Chidoka, who said that it was for the reason of channelling the Igbo agitation through a political party that the All Progressives Grand Alliance (APGA), presently in power in the state, was founded, lamented how this objective was betrayed. “APGA became an electoral vehicle meant for the election of people whose desires and interests are the maximisation of their personal capacity and the denunciation of the people. That is why today, APGA as a party, has no position, neither does the government of Anambra state, on the agitation for the actualisation of Biafra by ndi Igbo. They have no position on the issue of restructuring of the country. They have worked with PDP and they are willing to work with APC. APGA as a party is adrift and we want to send it to its final funeral, and on this mission, we have the full backing of the Anambra people.   

 

Image result for chidoka receives certificate

Chidoka

“And the reason why we have to do that is because we want to help Nigeria as a country to re-channel Igbo anger, to re-channel Igbo energy towards building a nation that works for everybody, towards building a country that accommodates all, towards building a country that all the constituent parts are able to join freely to build a great nation.”
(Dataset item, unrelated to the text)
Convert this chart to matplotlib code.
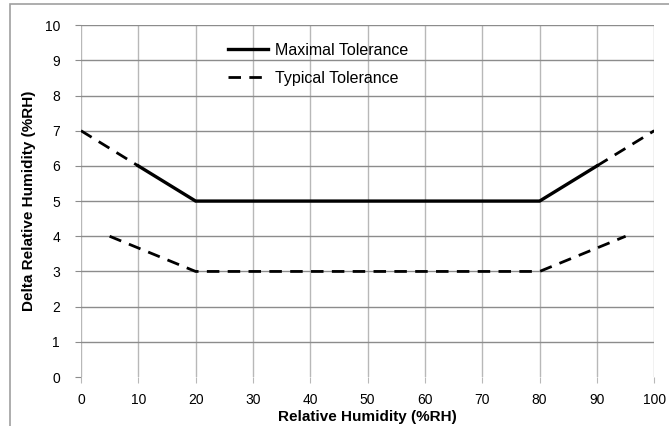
import matplotlib
matplotlib.use('Agg')
import matplotlib.pyplot as plt
from matplotlib.patches import Rectangle

plt.rcParams['font.family'] = ['Liberation Sans', 'DejaVu Sans']

# maximal tolerance (solid part + dashed extensions)
max_x = [10, 20, 80, 90]
max_y = [6, 5, 5, 6]
max_ext_left_x = [0, 10]
max_ext_left_y = [7, 6]
max_ext_right_x = [90, 100]
max_ext_right_y = [6, 7]

# typical tolerance
typ_x = [5, 20, 80, 95]
typ_y = [4, 3, 3, 4]

x_ticks = list(range(0, 101, 10))
y_ticks = list(range(0, 11))

fig = plt.figure(figsize=(6.69, 4.26), dpi=100)
ax = fig.add_axes([0.121, 0.115, 0.857, 0.826])

dash = (0, (4.5, 3))
ax.plot(max_x, max_y, color='black', linewidth=2.4, label='Maximal Tolerance',
        solid_joinstyle='miter')
ax.plot(max_ext_left_x, max_ext_left_y, color='black', linewidth=2, linestyle=dash)
ax.plot(max_ext_right_x, max_ext_right_y, color='black', linewidth=2, linestyle=dash)
ax.plot(typ_x, typ_y, color='black', linewidth=2, linestyle=dash, label='Typical Tolerance')

ax.set_xlim(0, 100)
ax.set_ylim(0, 10)
ax.set_xticks(x_ticks)
ax.set_yticks(y_ticks)
ax.grid(True, axis='x', color='#b8b8b8', linewidth=1)
ax.grid(True, axis='y', color='#8c8c8c', linewidth=1)
ax.get_ygridlines()[0].set_visible(False)
ax.set_axisbelow(True)
for spine in ax.spines:
    ax.spines[spine].set_visible(False)
ax.tick_params(axis='x', length=4, color='#b8b8b8', labelsize=10, pad=7.5, labelcolor='black')
ax.tick_params(axis='y', length=4, color='#8c8c8c', labelsize=10, pad=11, labelcolor='black')

ax.set_xlabel('Relative Humidity (%RH)', fontsize=11, fontweight='bold', labelpad=2.5)
ax.set_ylabel('Delta Relative Humidity (%RH)', fontsize=11, fontweight='bold', labelpad=6)

ax.legend(loc='upper left', bbox_to_anchor=(0.232, 0.99), frameon=False,
          fontsize=11.5, handlelength=2.5, handletextpad=0.45, labelspacing=0.8)

fig.patches.append(Rectangle((0.015, -0.02), 1.0, 1.01, transform=fig.transFigure,
                             fill=False, edgecolor='#a0a0a0', linewidth=1.2))

fig.savefig('out.png', dpi=100)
Hopefully, the other political parties and their candidates, would latch on to this stream of thought, take up the challenge and offer their own options on how to deal with the present problem of the Igbo man, which largely, has become the problem of Nigeria.

It is not a sin to discuss Biafra. Rather living in morbid fear of it, remains more hurting and offensive to both the people and the polity. Indeed, it is obvious that Biafra, might interest the Anambra electorate and indeed all Nigerians today more than a million roads paved with gold.

Chidoka has taken ownership to what he termed a generational challenge to interpret Nigeria to ndi Igbo and to interpret ndi Igbo to Nigeria – enduring words with deep meaning. What are others taking ownership of? Horses and chariots?